◆ Set problem ◆
Return the lines that follow, exactly as they appear, from the first through the one containing "const xTicksA = [0, 0.05, 0.10, 0.15, 0.20];"; no pictures are to be included.

◆ Provided material ◆
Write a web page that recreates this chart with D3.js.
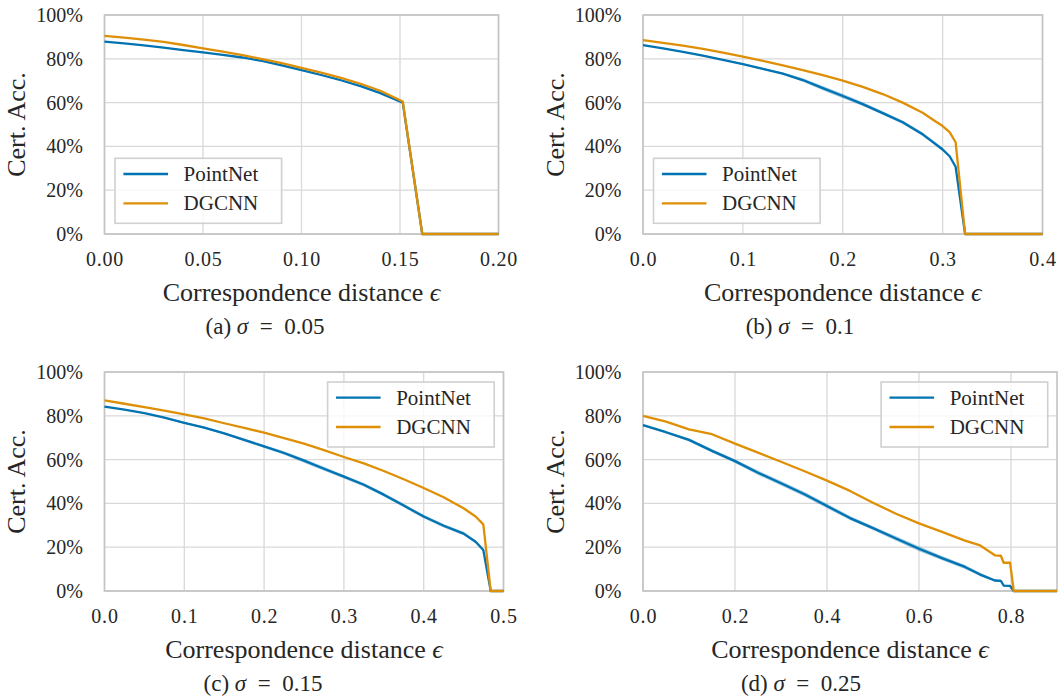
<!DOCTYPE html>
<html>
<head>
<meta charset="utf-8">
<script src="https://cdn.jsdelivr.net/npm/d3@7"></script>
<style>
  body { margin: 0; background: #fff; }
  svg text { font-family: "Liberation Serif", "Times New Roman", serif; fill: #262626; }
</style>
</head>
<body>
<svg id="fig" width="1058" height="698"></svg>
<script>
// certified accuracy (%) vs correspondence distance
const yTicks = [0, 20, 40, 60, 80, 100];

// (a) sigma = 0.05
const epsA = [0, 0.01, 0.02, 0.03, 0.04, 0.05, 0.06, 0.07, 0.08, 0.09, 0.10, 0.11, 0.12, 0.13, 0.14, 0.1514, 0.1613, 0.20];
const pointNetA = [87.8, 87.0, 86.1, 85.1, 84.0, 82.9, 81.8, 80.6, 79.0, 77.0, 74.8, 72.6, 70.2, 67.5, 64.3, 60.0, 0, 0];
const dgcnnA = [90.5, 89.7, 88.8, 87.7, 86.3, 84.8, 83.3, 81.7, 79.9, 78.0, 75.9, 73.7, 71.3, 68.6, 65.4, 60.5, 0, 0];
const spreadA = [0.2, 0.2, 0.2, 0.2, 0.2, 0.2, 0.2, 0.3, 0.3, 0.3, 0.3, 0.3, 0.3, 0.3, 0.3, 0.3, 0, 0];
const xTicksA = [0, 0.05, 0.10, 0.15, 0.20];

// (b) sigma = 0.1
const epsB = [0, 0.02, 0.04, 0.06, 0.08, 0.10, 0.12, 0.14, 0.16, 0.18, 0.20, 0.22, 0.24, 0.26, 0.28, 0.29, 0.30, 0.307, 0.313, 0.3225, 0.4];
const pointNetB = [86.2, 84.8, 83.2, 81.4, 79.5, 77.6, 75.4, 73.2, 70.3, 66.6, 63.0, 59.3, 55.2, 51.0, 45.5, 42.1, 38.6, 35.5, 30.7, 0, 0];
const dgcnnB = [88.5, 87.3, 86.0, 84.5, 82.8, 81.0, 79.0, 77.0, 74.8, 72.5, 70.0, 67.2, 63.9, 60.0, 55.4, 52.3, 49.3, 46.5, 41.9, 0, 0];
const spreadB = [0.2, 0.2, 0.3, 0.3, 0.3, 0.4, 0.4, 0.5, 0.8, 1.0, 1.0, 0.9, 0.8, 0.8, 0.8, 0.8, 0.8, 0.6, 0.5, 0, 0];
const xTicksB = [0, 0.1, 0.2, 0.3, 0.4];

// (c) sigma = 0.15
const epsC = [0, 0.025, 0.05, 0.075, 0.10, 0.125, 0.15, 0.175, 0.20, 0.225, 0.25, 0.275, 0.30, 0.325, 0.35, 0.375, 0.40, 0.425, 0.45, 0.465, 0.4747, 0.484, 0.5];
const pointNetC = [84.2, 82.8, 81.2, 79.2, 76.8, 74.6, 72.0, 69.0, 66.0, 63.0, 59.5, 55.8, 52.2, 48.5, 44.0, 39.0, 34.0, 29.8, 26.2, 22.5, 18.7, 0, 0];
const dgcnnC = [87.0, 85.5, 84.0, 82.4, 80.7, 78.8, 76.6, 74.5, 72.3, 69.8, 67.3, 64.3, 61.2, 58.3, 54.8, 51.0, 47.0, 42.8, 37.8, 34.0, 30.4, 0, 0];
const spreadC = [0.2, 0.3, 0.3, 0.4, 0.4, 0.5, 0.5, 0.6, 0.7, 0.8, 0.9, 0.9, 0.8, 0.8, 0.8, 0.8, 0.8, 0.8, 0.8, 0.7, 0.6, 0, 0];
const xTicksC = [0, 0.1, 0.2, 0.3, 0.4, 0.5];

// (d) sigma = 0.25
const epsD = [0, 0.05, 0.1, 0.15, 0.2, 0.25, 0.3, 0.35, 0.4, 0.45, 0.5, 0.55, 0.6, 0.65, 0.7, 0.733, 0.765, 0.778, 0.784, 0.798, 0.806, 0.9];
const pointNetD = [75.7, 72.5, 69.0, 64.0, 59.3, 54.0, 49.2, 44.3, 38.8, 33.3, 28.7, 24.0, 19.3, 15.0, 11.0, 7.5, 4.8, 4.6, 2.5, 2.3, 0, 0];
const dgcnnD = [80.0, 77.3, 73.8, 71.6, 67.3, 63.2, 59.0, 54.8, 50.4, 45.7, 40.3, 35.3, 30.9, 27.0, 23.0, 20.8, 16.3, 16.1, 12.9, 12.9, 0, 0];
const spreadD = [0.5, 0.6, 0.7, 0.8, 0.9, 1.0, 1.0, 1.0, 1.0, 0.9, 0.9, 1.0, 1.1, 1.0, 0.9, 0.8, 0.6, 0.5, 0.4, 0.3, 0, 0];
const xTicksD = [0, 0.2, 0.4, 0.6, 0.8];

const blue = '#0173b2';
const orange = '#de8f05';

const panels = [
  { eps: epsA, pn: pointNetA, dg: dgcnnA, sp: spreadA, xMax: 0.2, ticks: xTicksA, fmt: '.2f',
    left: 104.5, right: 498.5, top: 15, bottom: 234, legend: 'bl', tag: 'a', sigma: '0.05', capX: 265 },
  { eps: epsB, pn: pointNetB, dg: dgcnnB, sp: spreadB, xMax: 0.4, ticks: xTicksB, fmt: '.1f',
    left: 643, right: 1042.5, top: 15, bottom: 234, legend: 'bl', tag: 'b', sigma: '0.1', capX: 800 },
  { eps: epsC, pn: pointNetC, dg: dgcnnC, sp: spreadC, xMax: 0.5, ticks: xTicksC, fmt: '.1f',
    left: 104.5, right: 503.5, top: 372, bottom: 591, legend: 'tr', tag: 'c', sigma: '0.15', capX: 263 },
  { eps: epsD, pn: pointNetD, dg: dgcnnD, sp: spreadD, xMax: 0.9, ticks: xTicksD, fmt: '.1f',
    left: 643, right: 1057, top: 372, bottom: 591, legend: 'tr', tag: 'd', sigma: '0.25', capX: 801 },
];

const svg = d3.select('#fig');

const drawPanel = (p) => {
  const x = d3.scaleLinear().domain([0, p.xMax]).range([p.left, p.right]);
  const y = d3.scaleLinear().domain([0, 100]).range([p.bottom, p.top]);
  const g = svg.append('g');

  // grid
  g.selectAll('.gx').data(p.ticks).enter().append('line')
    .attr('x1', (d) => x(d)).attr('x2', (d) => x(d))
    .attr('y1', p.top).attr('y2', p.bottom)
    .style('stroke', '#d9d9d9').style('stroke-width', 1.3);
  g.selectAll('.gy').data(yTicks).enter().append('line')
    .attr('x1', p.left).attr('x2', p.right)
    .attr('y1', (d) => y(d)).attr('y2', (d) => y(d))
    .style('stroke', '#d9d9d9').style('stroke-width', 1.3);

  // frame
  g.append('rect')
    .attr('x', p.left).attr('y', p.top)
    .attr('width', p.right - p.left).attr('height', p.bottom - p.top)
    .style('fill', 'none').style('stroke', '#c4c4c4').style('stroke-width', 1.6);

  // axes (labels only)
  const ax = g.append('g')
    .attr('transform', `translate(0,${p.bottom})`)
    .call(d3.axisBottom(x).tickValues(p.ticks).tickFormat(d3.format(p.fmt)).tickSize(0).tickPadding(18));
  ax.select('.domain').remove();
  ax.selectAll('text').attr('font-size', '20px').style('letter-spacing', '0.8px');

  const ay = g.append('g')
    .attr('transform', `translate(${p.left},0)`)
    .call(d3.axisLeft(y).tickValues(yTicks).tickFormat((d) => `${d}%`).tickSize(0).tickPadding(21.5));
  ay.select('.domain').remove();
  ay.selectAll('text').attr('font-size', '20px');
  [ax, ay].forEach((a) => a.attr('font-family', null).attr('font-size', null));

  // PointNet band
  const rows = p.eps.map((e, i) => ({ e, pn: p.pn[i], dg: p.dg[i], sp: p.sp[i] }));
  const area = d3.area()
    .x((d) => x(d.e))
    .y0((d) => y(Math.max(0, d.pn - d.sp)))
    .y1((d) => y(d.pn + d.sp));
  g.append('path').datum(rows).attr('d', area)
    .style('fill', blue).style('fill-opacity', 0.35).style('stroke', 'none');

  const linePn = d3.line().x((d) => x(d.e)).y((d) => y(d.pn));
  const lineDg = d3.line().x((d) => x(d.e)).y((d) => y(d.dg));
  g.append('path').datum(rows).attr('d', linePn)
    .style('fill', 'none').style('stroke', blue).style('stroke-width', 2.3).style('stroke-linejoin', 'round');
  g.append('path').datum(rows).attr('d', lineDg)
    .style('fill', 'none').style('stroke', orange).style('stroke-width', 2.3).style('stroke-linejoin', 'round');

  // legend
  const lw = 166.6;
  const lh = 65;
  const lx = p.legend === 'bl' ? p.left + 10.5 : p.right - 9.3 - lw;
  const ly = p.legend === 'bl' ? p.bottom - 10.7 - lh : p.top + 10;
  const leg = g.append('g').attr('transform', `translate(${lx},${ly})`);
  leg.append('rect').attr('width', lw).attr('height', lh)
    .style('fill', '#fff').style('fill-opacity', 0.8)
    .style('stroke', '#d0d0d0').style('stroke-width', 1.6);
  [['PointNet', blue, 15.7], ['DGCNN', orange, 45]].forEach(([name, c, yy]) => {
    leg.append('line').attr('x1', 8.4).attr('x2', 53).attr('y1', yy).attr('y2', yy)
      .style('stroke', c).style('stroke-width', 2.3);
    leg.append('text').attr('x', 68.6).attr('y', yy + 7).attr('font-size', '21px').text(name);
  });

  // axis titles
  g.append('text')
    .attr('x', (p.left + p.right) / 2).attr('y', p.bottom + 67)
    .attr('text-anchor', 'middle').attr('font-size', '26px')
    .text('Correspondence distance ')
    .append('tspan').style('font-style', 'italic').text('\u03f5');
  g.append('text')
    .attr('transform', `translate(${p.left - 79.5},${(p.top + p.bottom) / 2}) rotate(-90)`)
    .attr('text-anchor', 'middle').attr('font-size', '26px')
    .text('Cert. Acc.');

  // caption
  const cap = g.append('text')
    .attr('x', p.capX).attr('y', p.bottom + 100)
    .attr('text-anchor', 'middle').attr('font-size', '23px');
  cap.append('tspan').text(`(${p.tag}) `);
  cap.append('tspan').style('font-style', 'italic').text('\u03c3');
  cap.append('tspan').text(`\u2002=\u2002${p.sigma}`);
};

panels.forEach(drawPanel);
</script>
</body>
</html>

◆ Finished answer ◆
Write a web page that recreates this chart with D3.js.
<!DOCTYPE html>
<html>
<head>
<meta charset="utf-8">
<script src="https://cdn.jsdelivr.net/npm/d3@7"></script>
<style>
  body { margin: 0; background: #fff; }
  svg text { font-family: "Liberation Serif", "Times New Roman", serif; fill: #262626; }
</style>
</head>
<body>
<svg id="fig" width="1058" height="698"></svg>
<script>
// certified accuracy (%) vs correspondence distance
const yTicks = [0, 20, 40, 60, 80, 100];

// (a) sigma = 0.05
const epsA = [0, 0.01, 0.02, 0.03, 0.04, 0.05, 0.06, 0.07, 0.08, 0.09, 0.10, 0.11, 0.12, 0.13, 0.14, 0.1514, 0.1613, 0.20];
const pointNetA = [87.8, 87.0, 86.1, 85.1, 84.0, 82.9, 81.8, 80.6, 79.0, 77.0, 74.8, 72.6, 70.2, 67.5, 64.3, 60.0, 0, 0];
const dgcnnA = [90.5, 89.7, 88.8, 87.7, 86.3, 84.8, 83.3, 81.7, 79.9, 78.0, 75.9, 73.7, 71.3, 68.6, 65.4, 60.5, 0, 0];
const spreadA = [0.2, 0.2, 0.2, 0.2, 0.2, 0.2, 0.2, 0.3, 0.3, 0.3, 0.3, 0.3, 0.3, 0.3, 0.3, 0.3, 0, 0];
const xTicksA = [0, 0.05, 0.10, 0.15, 0.20];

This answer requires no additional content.